## [Short exercise]
Once the pictures are set aside, transcribe the remaining data exactly.

## [Stored data]
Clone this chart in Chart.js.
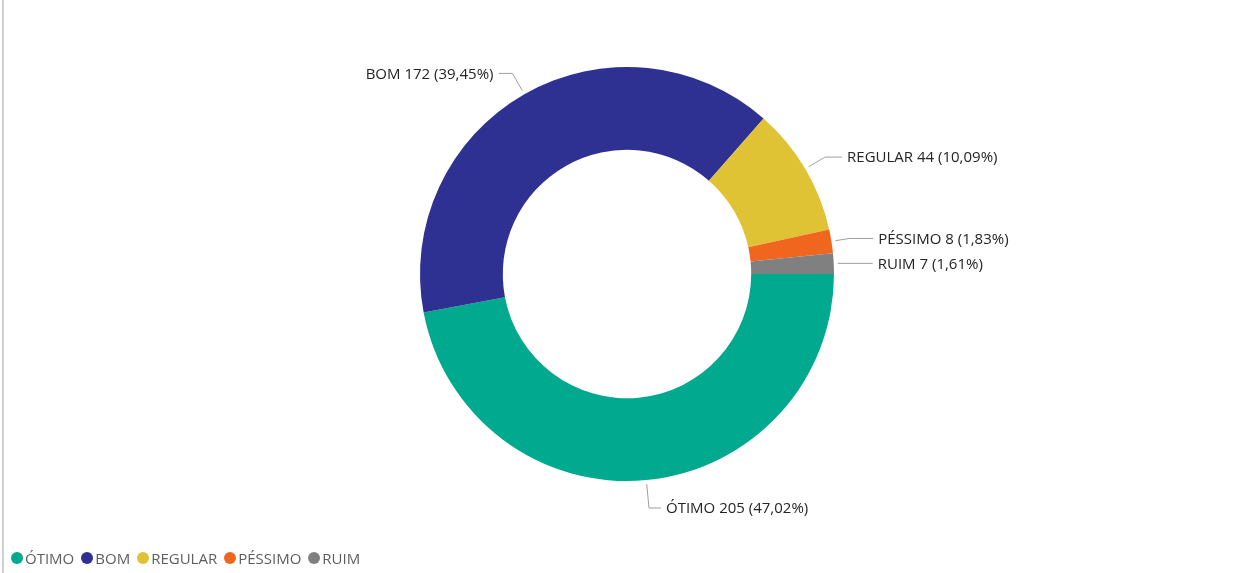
<!DOCTYPE html>
<html>
<head>
<meta charset="utf-8">
<script src="https://cdn.jsdelivr.net/npm/chart.js"></script>
<style>
  html, body { margin: 0; padding: 0; background: #fff; }
  #wrap { position: relative; width: 1246px; height: 573px; overflow: hidden; }
  #edge { position: absolute; left: 2px; top: 0; width: 2px; height: 573px; background: #d2d0ce; }
  #legend { position: absolute; left: 11px; top: 548px; display: flex; align-items: center;
            font-family: "Open Sans", "Noto Sans", sans-serif; font-size: 15px; color: #605e5c; }
  #legend .item { display: flex; align-items: center; margin-right: 7px; }
  #legend .dot { width: 12px; height: 12px; border-radius: 50%; margin-right: 2px; }
</style>
</head>
<body>
<div id="wrap">
  <canvas id="c" width="1246" height="573"></canvas>
  <div id="edge"></div>
  <div id="legend"></div>
</div>
<script>
const categories = ["ÓTIMO", "BOM", "REGULAR", "PÉSSIMO", "RUIM"];
const counts = [205, 172, 44, 8, 7];
const percentLabels = ["47,02%", "39,45%", "10,09%", "1,83%", "1,61%"];
const colors = ["#01a98f", "#2f3192", "#e0c235", "#f0661f", "#808080"];

// leader line layout (radial elbow offset, horizontal run)
const elbowOffset = [28, 24, 23, 18, 4];
const horizRun = [12, 14, 17, 24, 35];

const leaderPlugin = {
  id: 'leaders',
  afterDatasetsDraw(chart) {
    const ctx = chart.ctx;
    const meta = chart.getDatasetMeta(0);
    ctx.save();
    ctx.font = '15px "Open Sans", "Noto Sans", sans-serif';
    ctx.textBaseline = 'middle';
    meta.data.forEach((arc, i) => {
      const p = arc.getProps(['x', 'y', 'startAngle', 'endAngle', 'outerRadius'], true);
      const mid = (p.startAngle + p.endAngle) / 2;
      const c = Math.cos(mid), s = Math.sin(mid);
      const r0 = p.outerRadius + 4;
      const r1 = p.outerRadius + elbowOffset[i];
      const x0 = p.x + c * r0, y0 = p.y + s * r0;
      const x1 = p.x + c * r1, y1 = p.y + s * r1;
      const dir = c >= 0 ? 1 : -1;
      const x2 = x1 + dir * horizRun[i];
      ctx.strokeStyle = '#a19f9d';
      ctx.lineWidth = 1;
      ctx.beginPath();
      ctx.moveTo(x0, y0);
      ctx.lineTo(x1, y1);
      ctx.lineTo(x2, y1);
      ctx.stroke();
      ctx.fillStyle = '#252423';
      ctx.textAlign = dir > 0 ? 'left' : 'right';
      const txt = categories[i] + ' ' + counts[i] + ' (' + percentLabels[i] + ')';
      ctx.fillText(txt, x2 + dir * 5, y1 + 1);
    });
    ctx.restore();
  }
};

new Chart(document.getElementById('c'), {
  type: 'doughnut',
  data: {
    labels: categories,
    datasets: [{
      data: counts,
      backgroundColor: colors,
      borderWidth: 0,
      hoverOffset: 0
    }]
  },
  options: {
    responsive: false,
    animation: false,
    rotation: 90,
    cutout: '60%',
    layout: { padding: { left: 8, right: 0, top: 67, bottom: 92 } },
    plugins: {
      legend: { display: false },
      tooltip: { enabled: false }
    },
    events: []
  },
  plugins: [leaderPlugin]
});

const legend = document.getElementById('legend');
categories.forEach((name, i) => {
  const item = document.createElement('div');
  item.className = 'item';
  const dot = document.createElement('span');
  dot.className = 'dot';
  dot.style.background = colors[i];
  const label = document.createElement('span');
  label.textContent = name;
  item.appendChild(dot);
  item.appendChild(label);
  legend.appendChild(item);
});
</script>
</body>
</html>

## [Problem solution]
Clone this chart in Chart.js.
<!DOCTYPE html>
<html>
<head>
<meta charset="utf-8">
<script src="https://cdn.jsdelivr.net/npm/chart.js"></script>
<style>
  html, body { margin: 0; padding: 0; background: #fff; }
  #wrap { position: relative; width: 1246px; height: 573px; overflow: hidden; }
  #edge { position: absolute; left: 2px; top: 0; width: 2px; height: 573px; background: #d2d0ce; }
  #legend { position: absolute; left: 11px; top: 548px; display: flex; align-items: center;
            font-family: "Open Sans", "Noto Sans", sans-serif; font-size: 15px; color: #605e5c; }
  #legend .item { display: flex; align-items: center; margin-right: 7px; }
  #legend .dot { width: 12px; height: 12px; border-radius: 50%; margin-right: 2px; }
</style>
</head>
<body>
<div id="wrap">
  <canvas id="c" width="1246" height="573"></canvas>
  <div id="edge"></div>
  <div id="legend"></div>
</div>
<script>
const categories = ["ÓTIMO", "BOM", "REGULAR", "PÉSSIMO", "RUIM"];
const counts = [205, 172, 44, 8, 7];
const percentLabels = ["47,02%", "39,45%", "10,09%", "1,83%", "1,61%"];
const colors = ["#01a98f", "#2f3192", "#e0c235", "#f0661f", "#808080"];

// leader line layout (radial elbow offset, horizontal run)
const elbowOffset = [28, 24, 23, 18, 4];
const horizRun = [12, 14, 17, 24, 35];

const leaderPlugin = {
  id: 'leaders',
  afterDatasetsDraw(chart) {
    const ctx = chart.ctx;
    const meta = chart.getDatasetMeta(0);
    ctx.save();
    ctx.font = '15px "Open Sans", "Noto Sans", sans-serif';
    ctx.textBaseline = 'middle';
    meta.data.forEach((arc, i) => {
      const p = arc.getProps(['x', 'y', 'startAngle', 'endAngle', 'outerRadius'], true);
      const mid = (p.startAngle + p.endAngle) / 2;
      const c = Math.cos(mid), s = Math.sin(mid);
      const r0 = p.outerRadius + 4;
      const r1 = p.outerRadius + elbowOffset[i];
      const x0 = p.x + c * r0, y0 = p.y + s * r0;
      const x1 = p.x + c * r1, y1 = p.y + s * r1;
      const dir = c >= 0 ? 1 : -1;
      const x2 = x1 + dir * horizRun[i];
      ctx.strokeStyle = '#a19f9d';
      ctx.lineWidth = 1;
      ctx.beginPath();
      ctx.moveTo(x0, y0);
      ctx.lineTo(x1, y1);
      ctx.lineTo(x2, y1);
      ctx.stroke();
      ctx.fillStyle = '#252423';
      ctx.textAlign = dir > 0 ? 'left' : 'right';
      const txt = categories[i] + ' ' + counts[i] + ' (' + percentLabels[i] + ')';
      ctx.fillText(txt, x2 + dir * 5, y1 + 1);
    });
    ctx.restore();
  }
};

new Chart(document.getElementById('c'), {
  type: 'doughnut',
  data: {
    labels: categories,
    datasets: [{
      data: counts,
      backgroundColor: colors,
      borderWidth: 0,
      hoverOffset: 0
    }]
  },
  options: {
    responsive: false,
    animation: false,
    rotation: 90,
    cutout: '60%',
    layout: { padding: { left: 8, right: 0, top: 67, bottom: 92 } },
    plugins: {
      legend: { display: false },
      tooltip: { enabled: false }
    },
    events: []
  },
  plugins: [leaderPlugin]
});

const legend = document.getElementById('legend');
categories.forEach((name, i) => {
  const item = document.createElement('div');
  item.className = 'item';
  const dot = document.createElement('span');
  dot.className = 'dot';
  dot.style.background = colors[i];
  const label = document.createElement('span');
  label.textContent = name;
  item.appendChild(dot);
  item.appendChild(label);
  legend.appendChild(item);
});
</script>
</body>
</html>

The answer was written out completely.